While doing constitute progress, the study does have the following limitations. First, due to data constraints, the validation of the model cannot fully reflect the accuracy of the results and may cause certain errors. As a result, more works need to be done in the further study once the solid information are available. Second, there is no systematic system of ice-jam flood hazards risk assessment indices in the Inner Mongolia section of the Yellow River. Better and more reasonable results can be obtained if more indices are used, like the influences of dam and reservoir.

5.2 Conclusion and future research

In this study, we selected eight indices including the hazard-inducing factor, hazard-pregnant environment, and hazard-bearing body to construct the ice-jam flood hazard risk assessment model using the RF algorithm, and it was compared with a KNN risk assessment model in the Inner Mongolia section of the Yellow River. The hazard-inducing factors considered were derived from a physically based coupled 1D–2D hydrological model with a comprehensive roughness optimization method. The following conclusions are drawn:

  1. 1.

    In accordance with the Kuisu ice-jam flood coupled calculation model, the results show that the flow values estimated for the east and west breach of Kuisu deviated from the observed values by less than 5%. The inundation area predicted by the model matched the actual inundation area, and it was consistent with the historical data of the high risk areas, including Duguitala, Hangjinnaoer, and other townships. It shows that the coupled 1D–2D simulation model of ice-jam flood generated accurate estimates, making it a useful and accurate simulation for hazard risk assessment.

  2. 2.

    Both P and AUC accuracy ratings of RF model and KNN model in each level, RF was higher than KNN, indicating that the RF algorithm has significant advantages in classifying and processing multi-dimensional ice-jam flood hazard data.

  3. 3.

    The risk levels of the areas along the Inner Mongolia section of the Yellow River were identified such that they can be classified in descending order of risk as follows: Sanhuhekou, Xinhekou, Sanchakou, and Shisifenzi. The high risk areas were mainly located in the vicinity of the breaches, in areas such as Xianfeng Township, Gongzimiao Township, Heiliuzi Township, Haizi Township, and Sandaohe Township. These areas should be the focus of ice-jam flood prevention and mitigation efforts in the region.
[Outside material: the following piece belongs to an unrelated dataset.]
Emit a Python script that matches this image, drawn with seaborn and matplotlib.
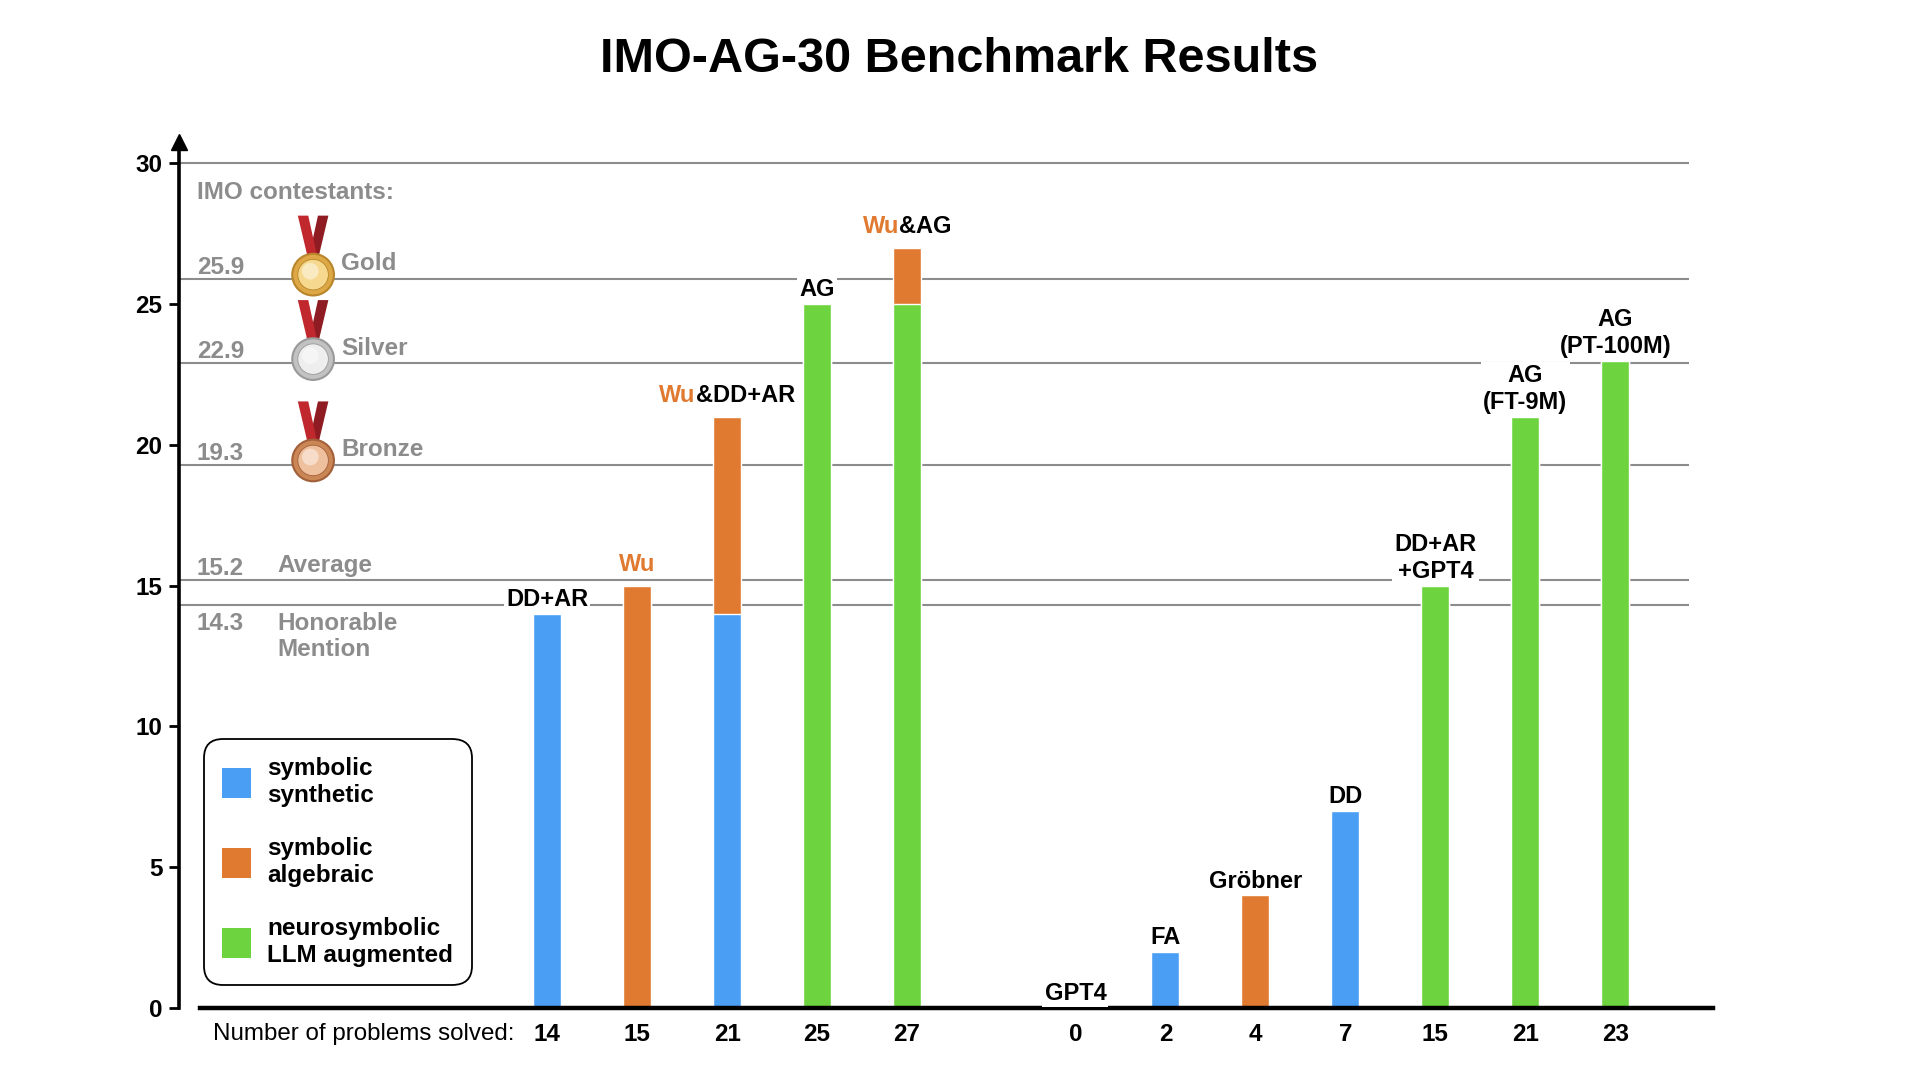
import numpy as np
import pandas as pd
import matplotlib
matplotlib.use("Agg")
import matplotlib.pyplot as plt
import seaborn as sns
from matplotlib.patches import Patch, Circle, Polygon
from matplotlib.offsetbox import AnnotationBbox, TextArea, HPacker, DrawingArea

# Valores
label_orange = ["", "Wu", "Wu", "", "Wu", "", "", "", "", "", "", ""]
label_black = ["DD+AR", "", "&DD+AR", "AG", "&AG",
               "GPT4", "FA", "Gröbner", "DD", "DD+AR\n+GPT4", "AG\n(FT-9M)", "AG\n(PT-100M)"]
solved = [14, 15, 21, 25, 27, 0, 2, 4, 7, 15, 21, 23]
base_solved = [14, 15, 14, 25, 25, 0, 2, 4, 7, 15, 21, 23]
base_kind = ["synthetic", "algebraic", "synthetic", "neuro", "neuro",
             "synthetic", "synthetic", "algebraic", "synthetic", "neuro", "neuro", "neuro"]
top_kind = ["synthetic", "algebraic", "algebraic", "neuro", "algebraic",
            "synthetic", "synthetic", "algebraic", "synthetic", "neuro", "neuro", "neuro"]
group = [0, 0, 0, 0, 0, 1, 1, 1, 1, 1, 1, 1]

kinds = ["synthetic", "algebraic", "neuro"]
kind_labels = ["symbolic\nsynthetic", "symbolic\nalgebraic", "neurosymbolic\nLLM augmented"]
kind_colors = ["#4A9FF5", "#E07A30", "#6DD43F"]

imo_levels = ["Gold", "Silver", "Bronze", "Average", "Honorable\nMention"]
imo_scores = [25.9, 22.9, 19.3, 15.2, 14.3]

# colores de las medallas: borde, cara, brillo
medal_style = {
    "Gold": ("#B8862B", "#DDA845", "#F6D98F"),
    "Silver": ("#9A9A9A", "#C2C2C2", "#EEEEEE"),
    "Bronze": ("#A2603A", "#CB8656", "#EFC09E"),
}

GREY = "#8C8C8C"
group_gap = 0.87

sns.set_style("white")
plt.rcParams["font.family"] = ["Liberation Sans", "DejaVu Sans"]
plt.rcParams.update({"text.color": "black", "axes.labelcolor": "black",
                     "xtick.color": "black", "ytick.color": "black",
                     "axes.edgecolor": "black"})

df = pd.DataFrame({
    "pos": np.arange(len(solved)) + group_gap * np.array(group),
    "solved": solved,
    "base_solved": base_solved,
    "base_kind": base_kind,
    "top_kind": top_kind,
})
palette = dict(zip(kinds, kind_colors))

fig = plt.figure(figsize=(19.2, 10.8), dpi=100)
ax = fig.add_axes([179 / 1920, 72 / 1080, 1533.6 / 1920, 866.5 / 1080])

# barra total (color de la parte superior) y encima la parte base
sns.barplot(data=df, x="pos", y="solved", hue="top_kind", palette=palette,
            native_scale=True, width=0.31, dodge=False, saturation=1,
            errorbar=None, legend=False, ax=ax, zorder=2)
sns.barplot(data=df, x="pos", y="base_solved", hue="base_kind", palette=palette,
            native_scale=True, width=0.31, dodge=False, saturation=1,
            errorbar=None, legend=False, ax=ax, zorder=2)

ax.set_xlim(-4.09, 12.95)
ax.set_ylim(0, 30.78)
ax.set(xlabel="", ylabel="")

# líneas de referencia IMO
ax.hlines([30] + imo_scores, -4.09, 12.69, color=GREY, lw=1.5, zorder=0.8)

# ejes
for side in ["top", "right"]:
    ax.spines[side].set_visible(False)
ax.spines["left"].set_linewidth(2.6)
ax.spines["bottom"].set_linewidth(3.2)
ax.spines["bottom"].set_bounds(-3.86, 12.95)
ax.spines["bottom"].set_zorder(3)
ax.plot([0], [1], marker="^", ms=11.5, color="black", transform=ax.transAxes,
        clip_on=False, zorder=5)

ax.set_yticks(range(0, 31, 5))
ax.set_yticklabels([str(v) for v in range(0, 31, 5)], fontweight="bold", fontsize=17.5)
ax.tick_params(axis="y", length=7, width=2, pad=5, direction="out", left=True)
ax.set_xticks(df["pos"])
ax.set_xticklabels([str(s) for s in solved], fontweight="bold", fontsize=17.5)
ax.tick_params(axis="x", length=0, pad=10.5)
ax.annotate("Number of problems solved:", xy=(-0.36, 0), xytext=(0, -10.5),
            textcoords="offset points", ha="right", va="top", fontsize=17.4)

# etiquetas encima de las barras
for x, h, orange, black in zip(df["pos"], solved, label_orange, label_black):
    parts = []
    if orange:
        parts.append(TextArea(orange, textprops=dict(color=kind_colors[1], fontsize=17,
                                                     fontweight="bold")))
    if black:
        parts.append(TextArea(black, textprops=dict(color="black", fontsize=17,
                                                    fontweight="bold",
                                                    multialignment="center")))
    box = HPacker(children=parts, align="baseline", pad=0, sep=0)
    ab = AnnotationBbox(box, (x, h), xybox=(0, 7 if orange else 2), xycoords="data",
                        boxcoords="offset points", box_alignment=(0.5, 0),
                        frameon=True, pad=0.15,
                        bboxprops=dict(facecolor="white", edgecolor="none"))
    ab.set_zorder(6)
    ax.add_artist(ab)

# textos de los concursantes IMO
ax.text(-3.89, 28.73, "IMO contestants:", color=GREY, fontsize=17.5,
        fontweight="bold", va="baseline")
for level, score in zip(imo_levels, imo_scores):
    name_x = -2.29 if level in medal_style else -3.0
    if "\n" in level:
        ax.text(-3.89, score - 0.22, f"{score}", color=GREY, fontsize=17.5,
                fontweight="bold", va="top")
        ax.text(name_x, score - 0.22, level, color=GREY, fontsize=17.5,
                fontweight="bold", va="top")
    else:
        ax.text(-3.89, score + 0.18, f"{score}", color=GREY, fontsize=17.5,
                fontweight="bold", va="baseline")
        ax.text(name_x, score + 0.3, level, color=GREY, fontsize=17.5,
                fontweight="bold", va="baseline")

# medallas dibujadas con parches
for level, score in zip(imo_levels, imo_scores):
    if level not in medal_style:
        continue
    edge, face, shine = medal_style[level]
    da = DrawingArea(32, 60, 0, 0)
    da.add_artist(Polygon([(19.5, 58.5), (27, 58.5), (20, 29), (13, 29)],
                          closed=True, facecolor="#8E1C22", edgecolor="none"))
    da.add_artist(Polygon([(5, 58.5), (12.5, 58.5), (19, 29), (12, 29)],
                          closed=True, facecolor="#C0282E", edgecolor="none"))
    da.add_artist(Circle((16, 16), 15, facecolor=face, edgecolor=edge, lw=1.5))
    da.add_artist(Circle((16, 16), 11, facecolor=shine, edgecolor=edge, lw=0.6))
    da.add_artist(Circle((14, 18.5), 6, facecolor="white", edgecolor="none", alpha=0.45))
    ab = AnnotationBbox(da, (-2.6, score + 0.15), xycoords="data",
                        box_alignment=(0.5, 16 / 60), frameon=False)
    ab.set_zorder(4)
    ax.add_artist(ab)

# leyenda
handles = [Patch(facecolor=c, edgecolor="none") for c in kind_colors]
leg = ax.legend(handles, kind_labels, loc="lower left",
                bbox_to_anchor=(204 / 1920, 95 / 1080), bbox_transform=fig.transFigure,
                borderaxespad=0, prop=dict(weight="bold", size=17.5),
                handlelength=1.2, handleheight=1.5, handletextpad=0.66,
                labelspacing=1.25, borderpad=0.75, frameon=True, framealpha=1,
                edgecolor="black", fancybox=True)
leg.get_frame().set_boxstyle("round,pad=0,rounding_size=0.8")
leg.get_frame().set_linewidth(1.3)
leg.set_zorder(7)

fig.text(959 / 1920, 1 - 59 / 1080, "IMO-AG-30 Benchmark Results", ha="center",
         va="center", fontsize=35, fontweight="bold", color="black")

fig.savefig("out.png", dpi=100)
This study proved that despite a handful of drawbacks, application of the RF model to ice-jam flood hazard risk shows significant potential. Evaluation results provided a reference for ice-jam flood hazard risk management, prevention, and reduction in the upper Yellow River Basin. However, a dynamic assessment of ice-jam flood risk should also be used to provide technical support for the formulation of risk prevention and transfer policy for the future research. In addition, although RF method and KNN method to assess ice-flood hazard risk along the Inner Mongolia section of the Yellow River obtained classification results, more measured data should be collected to verify the rationality and advantages of the model. Moreover, the RF model should be expanded to include other watershed risks and compare the results among different methods to obtain a most appropriate assessment method.